### Short task
Every line below that holds the string "chart" should be copied out.

### Material supplied
%%

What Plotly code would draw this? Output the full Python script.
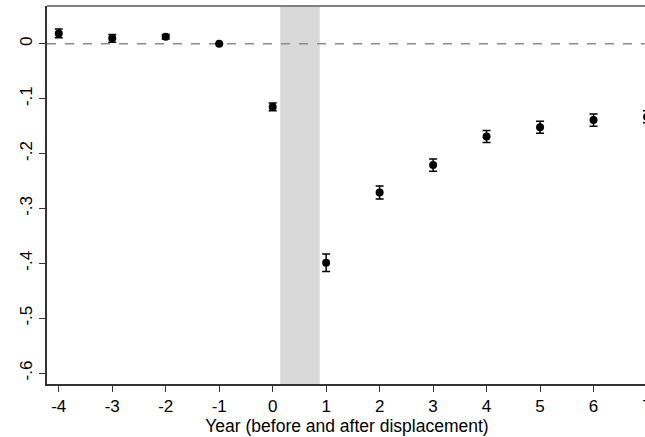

%%
%%

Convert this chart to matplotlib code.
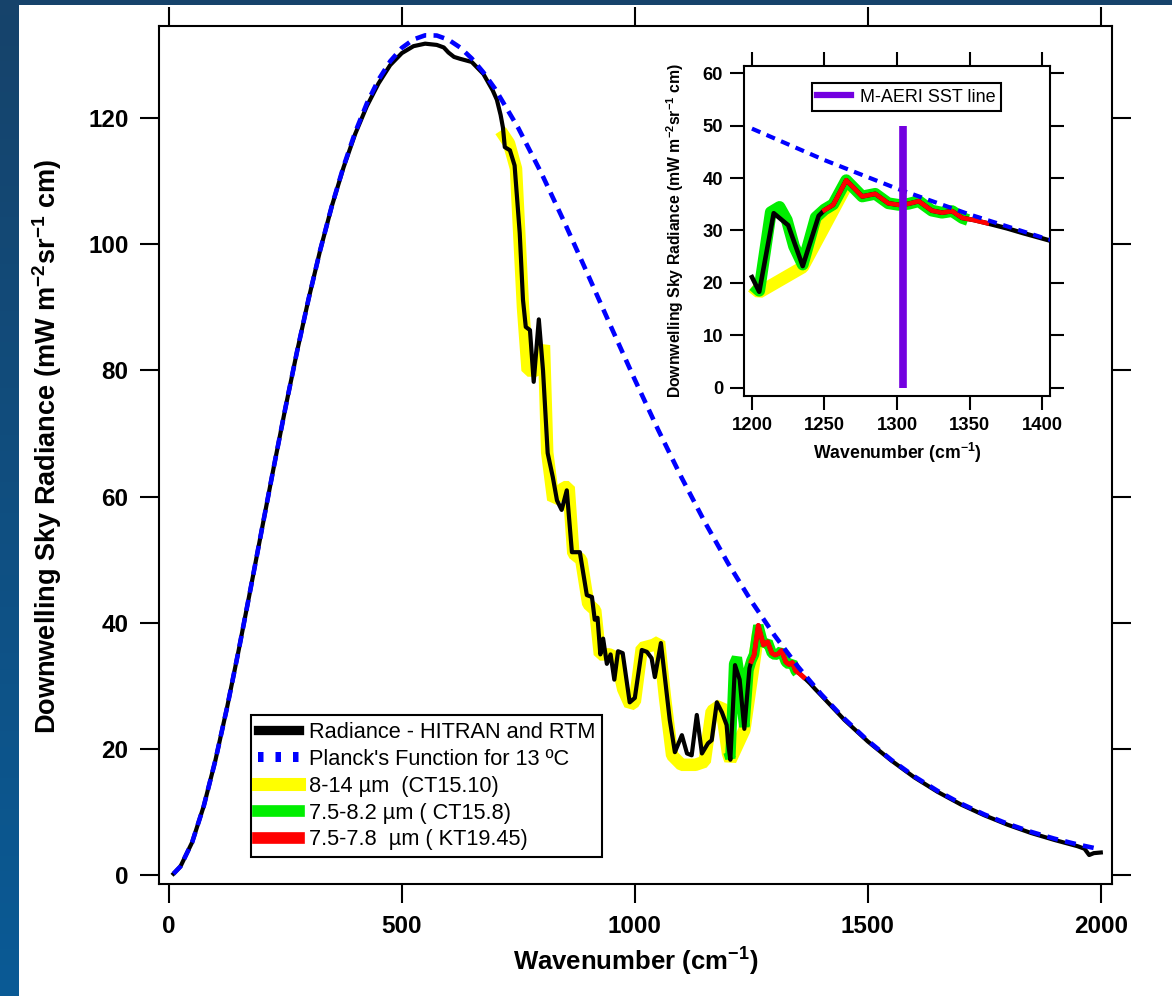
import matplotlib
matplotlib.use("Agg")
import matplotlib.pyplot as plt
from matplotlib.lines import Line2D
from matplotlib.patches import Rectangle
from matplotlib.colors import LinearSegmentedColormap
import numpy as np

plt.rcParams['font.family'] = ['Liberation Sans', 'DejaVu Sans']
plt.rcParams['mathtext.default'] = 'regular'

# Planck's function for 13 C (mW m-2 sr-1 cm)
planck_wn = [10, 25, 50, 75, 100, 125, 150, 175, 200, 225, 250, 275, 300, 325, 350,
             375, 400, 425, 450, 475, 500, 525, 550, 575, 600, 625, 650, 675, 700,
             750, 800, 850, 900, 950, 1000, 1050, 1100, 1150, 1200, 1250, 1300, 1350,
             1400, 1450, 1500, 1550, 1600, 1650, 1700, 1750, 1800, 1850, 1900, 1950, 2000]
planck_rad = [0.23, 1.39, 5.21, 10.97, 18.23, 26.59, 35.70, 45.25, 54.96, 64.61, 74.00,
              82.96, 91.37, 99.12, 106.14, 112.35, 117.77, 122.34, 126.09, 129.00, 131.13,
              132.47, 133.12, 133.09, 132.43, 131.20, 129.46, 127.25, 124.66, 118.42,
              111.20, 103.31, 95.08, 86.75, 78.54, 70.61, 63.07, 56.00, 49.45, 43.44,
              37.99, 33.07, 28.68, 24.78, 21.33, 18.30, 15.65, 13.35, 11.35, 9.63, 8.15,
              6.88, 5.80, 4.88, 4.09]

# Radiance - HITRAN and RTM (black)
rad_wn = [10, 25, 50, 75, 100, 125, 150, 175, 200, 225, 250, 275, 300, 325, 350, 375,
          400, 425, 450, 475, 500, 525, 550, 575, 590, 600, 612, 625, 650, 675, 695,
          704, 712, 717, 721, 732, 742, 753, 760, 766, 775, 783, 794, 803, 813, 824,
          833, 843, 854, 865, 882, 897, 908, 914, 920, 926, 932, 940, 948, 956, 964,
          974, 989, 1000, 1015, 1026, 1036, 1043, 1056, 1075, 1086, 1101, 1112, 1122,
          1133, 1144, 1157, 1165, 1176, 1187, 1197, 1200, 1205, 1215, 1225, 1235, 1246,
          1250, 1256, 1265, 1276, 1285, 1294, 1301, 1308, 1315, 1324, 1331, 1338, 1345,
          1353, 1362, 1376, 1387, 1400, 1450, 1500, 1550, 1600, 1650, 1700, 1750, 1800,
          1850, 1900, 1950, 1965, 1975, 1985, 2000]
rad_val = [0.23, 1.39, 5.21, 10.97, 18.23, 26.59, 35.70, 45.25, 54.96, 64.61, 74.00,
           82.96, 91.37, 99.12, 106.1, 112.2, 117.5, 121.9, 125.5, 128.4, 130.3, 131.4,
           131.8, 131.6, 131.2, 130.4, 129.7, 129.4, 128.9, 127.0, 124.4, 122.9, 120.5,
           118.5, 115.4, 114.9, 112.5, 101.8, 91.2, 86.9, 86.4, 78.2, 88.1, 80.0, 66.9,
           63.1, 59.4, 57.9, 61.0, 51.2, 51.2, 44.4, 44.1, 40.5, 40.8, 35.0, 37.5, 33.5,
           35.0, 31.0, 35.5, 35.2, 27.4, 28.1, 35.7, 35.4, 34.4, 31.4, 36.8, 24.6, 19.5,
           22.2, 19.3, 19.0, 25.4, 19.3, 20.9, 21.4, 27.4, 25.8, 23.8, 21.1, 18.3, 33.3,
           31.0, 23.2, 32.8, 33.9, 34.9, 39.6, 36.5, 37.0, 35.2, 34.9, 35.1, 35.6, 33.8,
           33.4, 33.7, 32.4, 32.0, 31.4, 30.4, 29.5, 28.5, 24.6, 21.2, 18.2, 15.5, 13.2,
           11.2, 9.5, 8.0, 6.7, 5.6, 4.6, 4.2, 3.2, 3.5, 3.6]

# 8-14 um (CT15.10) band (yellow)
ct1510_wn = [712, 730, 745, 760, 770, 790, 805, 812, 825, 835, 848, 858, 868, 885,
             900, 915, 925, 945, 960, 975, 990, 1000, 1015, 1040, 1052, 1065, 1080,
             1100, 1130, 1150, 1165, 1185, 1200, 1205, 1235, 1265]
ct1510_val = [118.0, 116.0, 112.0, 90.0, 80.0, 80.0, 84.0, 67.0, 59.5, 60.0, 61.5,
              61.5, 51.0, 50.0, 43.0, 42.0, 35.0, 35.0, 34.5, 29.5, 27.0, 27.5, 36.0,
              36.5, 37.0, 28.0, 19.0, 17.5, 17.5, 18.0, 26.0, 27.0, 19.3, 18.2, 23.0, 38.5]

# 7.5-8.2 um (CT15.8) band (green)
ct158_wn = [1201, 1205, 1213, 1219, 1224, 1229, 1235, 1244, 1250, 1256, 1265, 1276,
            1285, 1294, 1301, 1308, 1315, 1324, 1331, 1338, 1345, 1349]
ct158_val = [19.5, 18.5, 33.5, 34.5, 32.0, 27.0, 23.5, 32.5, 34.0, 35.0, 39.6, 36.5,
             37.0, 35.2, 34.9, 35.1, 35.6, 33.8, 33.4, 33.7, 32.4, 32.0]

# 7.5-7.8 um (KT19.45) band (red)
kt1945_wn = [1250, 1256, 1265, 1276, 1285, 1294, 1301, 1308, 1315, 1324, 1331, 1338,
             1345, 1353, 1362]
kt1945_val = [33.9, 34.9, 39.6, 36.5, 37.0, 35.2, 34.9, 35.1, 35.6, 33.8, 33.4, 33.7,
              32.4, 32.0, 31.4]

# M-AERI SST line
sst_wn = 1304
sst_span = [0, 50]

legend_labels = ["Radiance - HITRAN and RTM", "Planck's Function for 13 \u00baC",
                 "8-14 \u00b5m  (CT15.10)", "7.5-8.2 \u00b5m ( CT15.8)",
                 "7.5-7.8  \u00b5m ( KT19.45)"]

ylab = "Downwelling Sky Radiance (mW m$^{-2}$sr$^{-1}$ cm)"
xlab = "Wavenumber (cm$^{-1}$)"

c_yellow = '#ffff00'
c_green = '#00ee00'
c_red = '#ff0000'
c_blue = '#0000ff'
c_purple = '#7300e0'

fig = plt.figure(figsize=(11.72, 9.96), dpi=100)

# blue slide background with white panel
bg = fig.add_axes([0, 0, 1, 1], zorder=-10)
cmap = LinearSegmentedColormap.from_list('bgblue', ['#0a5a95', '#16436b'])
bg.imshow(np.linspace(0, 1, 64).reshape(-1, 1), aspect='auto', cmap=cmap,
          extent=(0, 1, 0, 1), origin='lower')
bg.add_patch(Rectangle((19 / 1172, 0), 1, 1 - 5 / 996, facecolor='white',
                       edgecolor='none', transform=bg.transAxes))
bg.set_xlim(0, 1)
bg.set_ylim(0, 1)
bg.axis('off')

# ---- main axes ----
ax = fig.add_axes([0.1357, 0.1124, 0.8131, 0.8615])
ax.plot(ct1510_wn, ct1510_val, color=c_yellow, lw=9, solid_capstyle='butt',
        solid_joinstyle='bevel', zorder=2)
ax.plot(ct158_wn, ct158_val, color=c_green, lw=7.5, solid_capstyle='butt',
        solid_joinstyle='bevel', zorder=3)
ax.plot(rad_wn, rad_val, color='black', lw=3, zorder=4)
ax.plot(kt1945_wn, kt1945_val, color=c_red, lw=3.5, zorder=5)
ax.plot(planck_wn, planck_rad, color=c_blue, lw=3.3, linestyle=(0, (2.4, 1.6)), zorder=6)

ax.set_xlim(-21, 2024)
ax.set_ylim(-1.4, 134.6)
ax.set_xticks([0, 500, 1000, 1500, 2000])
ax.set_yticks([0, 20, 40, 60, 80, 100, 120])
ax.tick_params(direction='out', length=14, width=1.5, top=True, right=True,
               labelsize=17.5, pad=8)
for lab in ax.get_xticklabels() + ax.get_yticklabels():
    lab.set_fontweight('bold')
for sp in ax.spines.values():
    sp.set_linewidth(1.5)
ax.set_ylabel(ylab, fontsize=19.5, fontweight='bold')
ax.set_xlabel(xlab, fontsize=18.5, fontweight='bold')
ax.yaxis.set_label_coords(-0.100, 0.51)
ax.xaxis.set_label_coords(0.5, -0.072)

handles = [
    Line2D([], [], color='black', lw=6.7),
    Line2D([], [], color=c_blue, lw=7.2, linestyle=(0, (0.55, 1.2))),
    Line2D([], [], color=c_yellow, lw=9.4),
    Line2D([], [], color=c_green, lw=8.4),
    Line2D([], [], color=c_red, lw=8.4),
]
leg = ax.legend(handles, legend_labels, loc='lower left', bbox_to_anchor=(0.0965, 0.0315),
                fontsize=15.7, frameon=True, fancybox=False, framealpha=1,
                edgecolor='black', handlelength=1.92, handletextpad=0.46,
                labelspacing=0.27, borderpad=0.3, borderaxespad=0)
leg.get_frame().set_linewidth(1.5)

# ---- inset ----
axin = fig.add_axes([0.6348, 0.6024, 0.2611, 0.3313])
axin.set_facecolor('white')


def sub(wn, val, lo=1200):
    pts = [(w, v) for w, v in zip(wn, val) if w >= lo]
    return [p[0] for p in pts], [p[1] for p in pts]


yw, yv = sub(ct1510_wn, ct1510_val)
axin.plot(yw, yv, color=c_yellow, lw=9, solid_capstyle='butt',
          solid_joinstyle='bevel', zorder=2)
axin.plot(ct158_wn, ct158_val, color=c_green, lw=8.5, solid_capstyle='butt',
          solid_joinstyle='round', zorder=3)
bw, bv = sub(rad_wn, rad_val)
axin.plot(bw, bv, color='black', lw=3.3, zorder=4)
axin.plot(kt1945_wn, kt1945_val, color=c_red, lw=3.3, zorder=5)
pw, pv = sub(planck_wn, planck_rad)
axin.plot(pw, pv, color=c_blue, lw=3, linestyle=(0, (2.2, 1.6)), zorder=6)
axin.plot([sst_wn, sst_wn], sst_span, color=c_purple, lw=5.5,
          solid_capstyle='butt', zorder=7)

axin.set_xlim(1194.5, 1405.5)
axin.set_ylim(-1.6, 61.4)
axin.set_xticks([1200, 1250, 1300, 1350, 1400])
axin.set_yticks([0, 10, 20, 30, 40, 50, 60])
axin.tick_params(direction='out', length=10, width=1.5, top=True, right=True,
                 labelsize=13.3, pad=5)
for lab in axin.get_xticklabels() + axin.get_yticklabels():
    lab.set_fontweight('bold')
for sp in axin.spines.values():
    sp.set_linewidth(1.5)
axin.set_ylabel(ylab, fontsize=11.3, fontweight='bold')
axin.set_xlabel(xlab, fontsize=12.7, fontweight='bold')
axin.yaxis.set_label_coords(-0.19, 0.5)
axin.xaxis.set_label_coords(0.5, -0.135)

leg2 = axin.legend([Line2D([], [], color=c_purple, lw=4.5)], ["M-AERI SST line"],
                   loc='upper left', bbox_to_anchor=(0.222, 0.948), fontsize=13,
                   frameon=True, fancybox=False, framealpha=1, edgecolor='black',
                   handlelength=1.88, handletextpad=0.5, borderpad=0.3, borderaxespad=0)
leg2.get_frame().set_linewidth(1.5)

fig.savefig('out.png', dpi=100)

%%
%%

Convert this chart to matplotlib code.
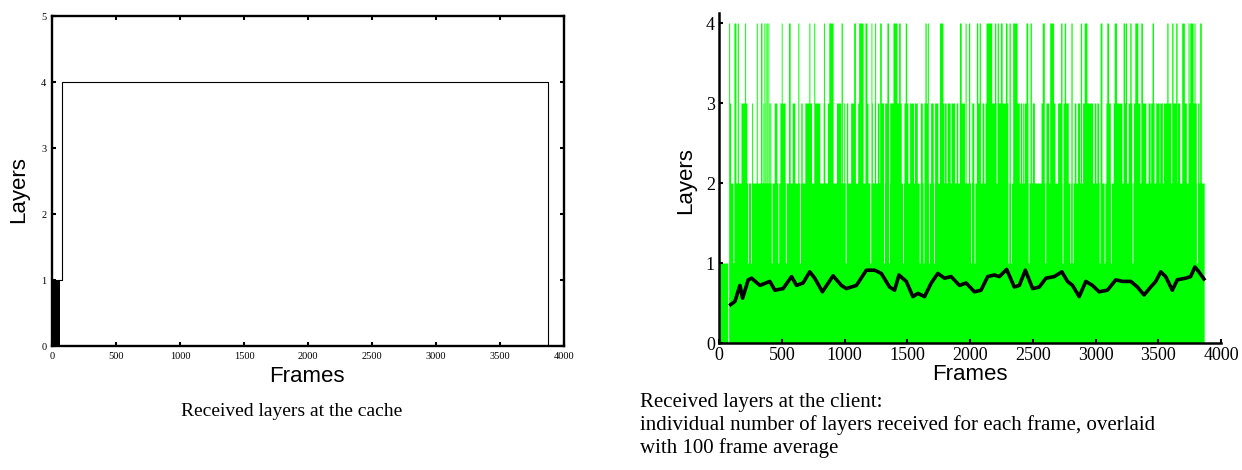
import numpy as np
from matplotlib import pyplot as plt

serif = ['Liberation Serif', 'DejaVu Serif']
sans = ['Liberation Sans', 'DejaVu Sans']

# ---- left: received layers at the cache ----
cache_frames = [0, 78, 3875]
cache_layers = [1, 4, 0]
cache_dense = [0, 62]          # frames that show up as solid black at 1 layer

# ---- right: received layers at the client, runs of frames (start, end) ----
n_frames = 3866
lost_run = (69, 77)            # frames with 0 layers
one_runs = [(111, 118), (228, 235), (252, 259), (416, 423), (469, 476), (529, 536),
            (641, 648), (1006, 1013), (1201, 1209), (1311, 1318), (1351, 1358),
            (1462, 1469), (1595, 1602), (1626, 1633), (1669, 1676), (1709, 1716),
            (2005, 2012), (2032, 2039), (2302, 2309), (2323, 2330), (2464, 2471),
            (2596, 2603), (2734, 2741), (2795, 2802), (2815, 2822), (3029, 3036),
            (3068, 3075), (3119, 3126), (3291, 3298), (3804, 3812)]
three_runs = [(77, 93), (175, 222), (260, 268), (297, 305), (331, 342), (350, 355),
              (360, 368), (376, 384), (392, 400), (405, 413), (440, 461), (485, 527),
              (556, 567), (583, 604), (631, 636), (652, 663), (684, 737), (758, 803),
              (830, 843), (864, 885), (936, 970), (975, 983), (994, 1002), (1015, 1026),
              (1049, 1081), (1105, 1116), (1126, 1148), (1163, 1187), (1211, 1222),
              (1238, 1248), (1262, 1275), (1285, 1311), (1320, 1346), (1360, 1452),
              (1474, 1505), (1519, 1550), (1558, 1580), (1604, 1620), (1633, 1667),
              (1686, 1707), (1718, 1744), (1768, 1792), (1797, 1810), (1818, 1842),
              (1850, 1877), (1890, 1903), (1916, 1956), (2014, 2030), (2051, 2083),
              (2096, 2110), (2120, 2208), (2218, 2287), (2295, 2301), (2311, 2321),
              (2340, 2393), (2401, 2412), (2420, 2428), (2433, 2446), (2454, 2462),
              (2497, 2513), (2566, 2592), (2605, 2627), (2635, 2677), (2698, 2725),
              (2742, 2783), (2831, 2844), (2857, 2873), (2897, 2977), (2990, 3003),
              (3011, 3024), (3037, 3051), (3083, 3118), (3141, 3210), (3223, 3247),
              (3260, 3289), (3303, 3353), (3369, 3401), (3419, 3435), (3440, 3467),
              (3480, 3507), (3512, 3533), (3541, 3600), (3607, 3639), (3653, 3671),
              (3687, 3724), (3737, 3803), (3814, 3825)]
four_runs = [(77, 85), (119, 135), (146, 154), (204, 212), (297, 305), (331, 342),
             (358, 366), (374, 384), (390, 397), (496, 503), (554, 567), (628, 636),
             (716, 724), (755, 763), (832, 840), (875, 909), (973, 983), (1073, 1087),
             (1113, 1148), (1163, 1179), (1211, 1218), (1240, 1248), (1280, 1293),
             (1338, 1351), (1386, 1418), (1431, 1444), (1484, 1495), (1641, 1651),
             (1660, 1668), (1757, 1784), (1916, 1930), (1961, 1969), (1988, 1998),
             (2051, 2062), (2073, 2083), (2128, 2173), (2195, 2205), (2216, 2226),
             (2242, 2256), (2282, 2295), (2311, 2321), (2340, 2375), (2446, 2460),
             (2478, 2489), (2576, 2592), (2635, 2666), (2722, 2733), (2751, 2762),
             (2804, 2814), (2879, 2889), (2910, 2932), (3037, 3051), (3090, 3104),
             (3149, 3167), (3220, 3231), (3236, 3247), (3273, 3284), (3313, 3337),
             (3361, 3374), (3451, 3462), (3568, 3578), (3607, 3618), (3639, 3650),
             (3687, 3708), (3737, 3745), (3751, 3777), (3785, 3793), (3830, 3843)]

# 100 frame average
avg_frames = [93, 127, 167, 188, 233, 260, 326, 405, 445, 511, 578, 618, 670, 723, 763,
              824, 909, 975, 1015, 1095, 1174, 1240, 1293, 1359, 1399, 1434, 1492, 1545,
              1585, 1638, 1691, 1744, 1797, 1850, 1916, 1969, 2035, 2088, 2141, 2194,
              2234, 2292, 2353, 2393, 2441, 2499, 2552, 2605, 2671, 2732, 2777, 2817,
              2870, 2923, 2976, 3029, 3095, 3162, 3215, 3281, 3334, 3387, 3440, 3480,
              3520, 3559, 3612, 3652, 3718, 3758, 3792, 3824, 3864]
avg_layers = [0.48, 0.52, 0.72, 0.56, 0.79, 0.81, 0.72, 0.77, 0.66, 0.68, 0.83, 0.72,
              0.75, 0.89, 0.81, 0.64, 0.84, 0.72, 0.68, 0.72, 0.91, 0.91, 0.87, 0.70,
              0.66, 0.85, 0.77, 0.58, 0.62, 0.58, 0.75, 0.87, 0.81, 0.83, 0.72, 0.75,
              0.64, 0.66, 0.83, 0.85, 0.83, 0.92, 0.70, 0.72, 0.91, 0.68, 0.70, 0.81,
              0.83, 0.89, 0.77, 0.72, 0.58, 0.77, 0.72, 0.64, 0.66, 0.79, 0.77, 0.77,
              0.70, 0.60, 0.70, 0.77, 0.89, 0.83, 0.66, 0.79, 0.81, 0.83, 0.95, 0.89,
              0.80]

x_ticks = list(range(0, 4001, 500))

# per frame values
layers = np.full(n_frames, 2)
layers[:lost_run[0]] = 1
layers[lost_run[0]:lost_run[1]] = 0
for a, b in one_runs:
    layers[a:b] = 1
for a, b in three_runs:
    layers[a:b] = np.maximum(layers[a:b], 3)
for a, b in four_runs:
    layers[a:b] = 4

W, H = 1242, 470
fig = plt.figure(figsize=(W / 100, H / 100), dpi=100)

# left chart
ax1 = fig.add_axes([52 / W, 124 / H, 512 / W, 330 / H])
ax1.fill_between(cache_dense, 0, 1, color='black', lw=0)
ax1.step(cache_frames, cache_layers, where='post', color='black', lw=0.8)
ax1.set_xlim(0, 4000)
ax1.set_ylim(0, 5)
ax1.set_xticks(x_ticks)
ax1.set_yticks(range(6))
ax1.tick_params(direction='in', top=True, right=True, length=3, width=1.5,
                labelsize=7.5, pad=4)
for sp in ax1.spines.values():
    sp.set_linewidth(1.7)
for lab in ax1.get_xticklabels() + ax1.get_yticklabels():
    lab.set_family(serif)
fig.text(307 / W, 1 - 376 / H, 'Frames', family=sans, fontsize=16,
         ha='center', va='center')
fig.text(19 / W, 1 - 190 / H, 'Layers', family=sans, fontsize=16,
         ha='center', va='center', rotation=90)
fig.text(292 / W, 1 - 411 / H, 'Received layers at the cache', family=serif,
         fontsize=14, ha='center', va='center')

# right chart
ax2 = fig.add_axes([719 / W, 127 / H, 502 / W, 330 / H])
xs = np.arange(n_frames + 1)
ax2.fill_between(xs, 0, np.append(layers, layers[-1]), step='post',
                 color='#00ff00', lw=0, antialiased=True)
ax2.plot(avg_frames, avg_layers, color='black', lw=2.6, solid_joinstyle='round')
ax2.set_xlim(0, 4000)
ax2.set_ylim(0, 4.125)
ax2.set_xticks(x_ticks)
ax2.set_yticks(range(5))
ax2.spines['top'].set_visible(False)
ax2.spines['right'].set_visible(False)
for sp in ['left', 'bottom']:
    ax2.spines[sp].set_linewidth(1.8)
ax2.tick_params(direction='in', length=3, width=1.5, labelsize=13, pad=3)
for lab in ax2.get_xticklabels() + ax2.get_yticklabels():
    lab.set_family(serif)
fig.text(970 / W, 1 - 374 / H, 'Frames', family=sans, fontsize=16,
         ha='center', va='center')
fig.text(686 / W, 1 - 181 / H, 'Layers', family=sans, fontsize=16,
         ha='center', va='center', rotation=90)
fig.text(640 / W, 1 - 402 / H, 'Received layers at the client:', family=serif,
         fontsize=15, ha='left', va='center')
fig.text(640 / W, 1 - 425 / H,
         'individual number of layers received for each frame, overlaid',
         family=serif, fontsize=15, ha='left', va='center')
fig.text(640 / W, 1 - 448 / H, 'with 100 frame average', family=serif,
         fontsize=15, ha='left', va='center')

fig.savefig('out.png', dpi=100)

%%

### Exercise response
Convert this chart to matplotlib code.
Convert this chart to matplotlib code.
# left chart
# right chart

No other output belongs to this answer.